If you want more info about the issue here is the commit that removed old way of logging https://github.com/rails/rails/commit/04ef93dae6d9cec616973c1110a33894ad4ba6ed
If you value production log readability over everything else you can use the
PassengerMaxInstancesPerApp 1
configuration. It might cause some scaling issues. Alternatively you could stuff something like this in application.rb:
process_log_filename = Rails.root + "log/#{Rails.env}-#{Process.pid}.log"
log_file = File.open(process_log_filename, 'a')
Rails.logger = ActiveSupport::BufferedLogger.new(log_file)

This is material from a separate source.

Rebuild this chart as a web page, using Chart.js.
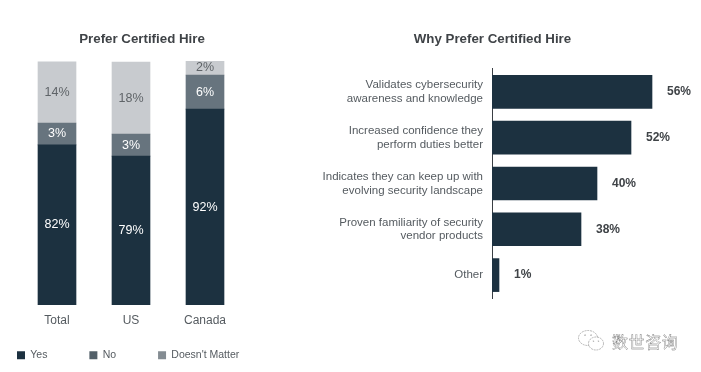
<!DOCTYPE html>
<html>
<head>
<meta charset="utf-8">
<script src="https://cdn.jsdelivr.net/npm/chart.js@4"></script>
<style>
    html, body { margin: 0; background: #fff; overflow: hidden; }
    #page { position: relative; width: 701px; height: 372px; overflow: hidden; }
    canvas { position: absolute; top: 0; }
    #left { left: 0; }
    #right { left: 284px; }
    #mark { position: absolute; left: 612px; top: 331px; font: 16px "Noto Sans CJK SC"; line-height: 21px;
        letter-spacing: 0.6px; color: #fff; -webkit-text-stroke: 0.35px #666; white-space: nowrap; }
    #icon { position: absolute; left: 577px; top: 328px; }
</style>
</head>
<body>
<div id="page">
    <canvas id="left" width="340" height="430"></canvas>
    <canvas id="right" width="417" height="372"></canvas>
    <svg id="icon" width="30" height="26" viewBox="0 0 30 26" fill="#fff" stroke="#888" stroke-width="0.6" stroke-dasharray="2 0.8">
        <ellipse cx="11" cy="10" rx="9.5" ry="7.5"/>
        <ellipse cx="19" cy="15.5" rx="7.5" ry="6.5"/>
        <circle cx="8" cy="7" r="0.6"/><circle cx="14" cy="7" r="0.6"/>
        <circle cx="16.5" cy="13" r="0.5"/><circle cx="21.5" cy="13" r="0.5"/>
    </svg>
    <div id="mark">数世咨询</div>
</div>
<script>
// left chart: the printed labels don't line up with the segment heights in the picture,
// so heights (as share of the column) and printed labels are kept apart
const regions = ["Total", "US", "Canada"];
const yesHeights = [65.6, 61, 80.3];
const noHeights = [9, 9, 13.9];
const dontCareHeights = [25, 29.5, 5.8];
const yesLabels = ["82%", "79%", "92%"];
const noLabels = ["3%", "3%", "6%"];
const dontCareLabels = ["14%", "18%", "2%"];
const legendNames = ["Yes", "No", "Doesn't Matter"];
const legendColors = ["#1c3140", "#536069", "#848c92"];

// right chart: same thing, bar lengths
const reasons = [
    ["Validates cybersecurity", "awareness and knowledge"],
    ["Increased confidence they", "perform duties better"],
    ["Indicates they can keep up with", "evolving security landscape"],
    ["Proven familiarity of security", "vendor products"],
    "Other"
];
const reasonLengths = [56, 48.65, 36.75, 31.15, 2.45];
const reasonLabels = ["56%", "52%", "40%", "38%", "1%"];

const FONT = "'Liberation Sans', Arial, sans-serif";
const TEXT = "#555b60";

// prints dataset.printed on each bar
const barText = {
    id: "barText",
    afterDatasetsDraw(chart) {
        const ctx = chart.ctx;
        chart.data.datasets.forEach((ds, i) => {
            chart.getDatasetMeta(i).data.forEach((bar, j) => {
                ctx.save();
                ctx.font = ds.printedFont;
                ctx.fillStyle = ds.printedColor;
                ctx.textBaseline = "middle";
                if (chart.options.indexAxis === "y") {
                    ctx.textAlign = "left";
                    ctx.fillText(ds.printed[j], bar.x + 15, bar.y);
                } else {
                    ctx.textAlign = "center";
                    ctx.fillText(ds.printed[j], bar.x, (bar.y + bar.base) / 2);
                }
                ctx.restore();
            });
        });
    }
};

// legend padding pads the top and left too, so move the boxes after layout
const placeBlocks = {
    id: "placeBlocks",
    afterLayout(chart) {
        chart.legend.left = -25;
        chart.legend.top = 308;
        chart.titleBlock.left = 0;
        chart.titleBlock.right = 284;
    }
};

function segment(name, values, color, printed, printedColor) {
    return {
        label: name,
        data: values,
        backgroundColor: color,
        barThickness: 38,
        printed: printed,
        printedColor: printedColor,
        printedFont: "12.5px " + FONT
    };
}

function spacerAxis(width, position) {
    return {
        position: position,
        afterFit: scale => { scale.width = width; },
        grid: { display: false, drawTicks: false },
        border: { display: false },
        ticks: { display: false }
    };
}

new Chart(document.getElementById("left"), {
    type: "bar",
    plugins: [barText, placeBlocks],
    data: {
        labels: regions,
        datasets: [
            segment("Yes", yesHeights, "#1c3140", yesLabels, "#ffffff"),
            segment("No", noHeights, "#67747e", noLabels, "#ffffff"),
            segment("Doesn't Matter", dontCareHeights, "#c8cbcf", dontCareLabels, "#5f6468")
        ]
    },
    options: {
        responsive: false,
        animation: false,
        layout: { padding: { left: 0, right: 0, top: 31, bottom: 40 } },
        plugins: {
            tooltip: { enabled: false },
            title: {
                display: true,
                text: "Prefer Certified Hire",
                color: "#3f4347",
                font: { family: FONT, size: 13.3, weight: "bold" },
                padding: { top: 0, bottom: 14 }
            },
            legend: {
                position: "bottom",
                align: "start",
                labels: {
                    boxWidth: 8,
                    boxHeight: 8,
                    padding: 42,
                    color: TEXT,
                    font: { family: FONT, size: 10.5 },
                    generateLabels: () => legendNames.map((name, i) => ({
                        text: name,
                        fillStyle: legendColors[i],
                        strokeStyle: legendColors[i],
                        lineWidth: 0,
                        fontColor: TEXT,
                        datasetIndex: i
                    }))
                }
            }
        },
        scales: {
            x: {
                stacked: true,
                grid: { display: false },
                border: { display: false },
                ticks: { color: TEXT, font: { family: FONT, size: 12 }, padding: 0 }
            },
            y: Object.assign(spacerAxis(20, "left"), { stacked: true, min: 0, max: 100 }),
            spacer: Object.assign(spacerAxis(98, "right"), { type: "linear", axis: "y" })
        }
    }
});

new Chart(document.getElementById("right"), {
    type: "bar",
    plugins: [barText],
    data: {
        labels: reasons,
        datasets: [{
            label: "Why",
            data: reasonLengths,
            backgroundColor: "#1c3140",
            barThickness: 33,
            printed: reasonLabels,
            printedColor: "#3f4347",
            printedFont: "bold 12px " + FONT
        }]
    },
    options: {
        indexAxis: "y",
        responsive: false,
        animation: false,
        layout: { padding: { left: 0, right: 0, top: 31, bottom: 74 } },
        plugins: {
            tooltip: { enabled: false },
            legend: { display: false },
            title: {
                display: true,
                text: "Why Prefer Certified Hire",
                color: "#3f4347",
                font: { family: FONT, size: 13.3, weight: "bold" },
                padding: { top: 0, bottom: 22 }
            }
        },
        scales: {
            x: { display: false, min: 0, max: 73.15 },
            y: {
                afterFit: scale => { scale.width = 208; },
                grid: { display: false, drawTicks: false },
                border: { display: true, color: "#3a3f44", width: 1 },
                ticks: { color: TEXT, font: { family: FONT, size: 11.5 }, padding: 9, autoSkip: false }
            }
        }
    }
});
</script>
</body>
</html>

Yep!, they have made some changes in the ActiveSupport::BufferedLogger so it is not any more waiting until the request has ended to flush the logs:
http://news.ycombinator.com/item?id=4483390
https://github.com/rails/rails/commit/04ef93dae6d9cec616973c1110a33894ad4ba6ed
But they have added the ActiveSupport::TaggedLogging which is very funny and you can stamp every log with any kind of mark you want.
In your case could be good to stamp the logs with the request UUID like this:
# config/application.rb
config.log_tags = [:uuid]
Then even if the logs are messed up you still can follow which of them correspond to the request you are following up.
You can make more funny things with this feature to help you in your logs study:
How to log user_name in Rails?
http://zogovic.com/post/21138929607/running-time-in-rails-logs
Well, for me the TaggedLogging solution is a no go, I can live with some logs getting lost if the server crashes badly, but I want my logs to be perfectly ordered. So, following advice from the issue comments I'm applying this to my app:
# lib/sequential_logs.rb
module ActiveSupport
class BufferedLogger
def flush
#log_dest.flush
end
def respond_to?(method, include_private = false)
super
end
end
end
# config/initializers/sequential_logs.rb
require 'sequential_logs.rb'
Rails.logger.instance_variable_get(:#logger).instance_variable_get(:#log_dest).sync = false
As far as I can say this hasn't affected my app, it is still running and now my logs make sense again.
They should add some quasi-random reqid and write it in every line regarding one single request. This way you won't get confused.
I haven't used it, but I believe Lumberjack's unit_of_work method may be what you're looking for. You call:
Lumberjack.unit_of_work do
yield
end
And all logging done either in that block or in the yielded block are tagged with a unique ID.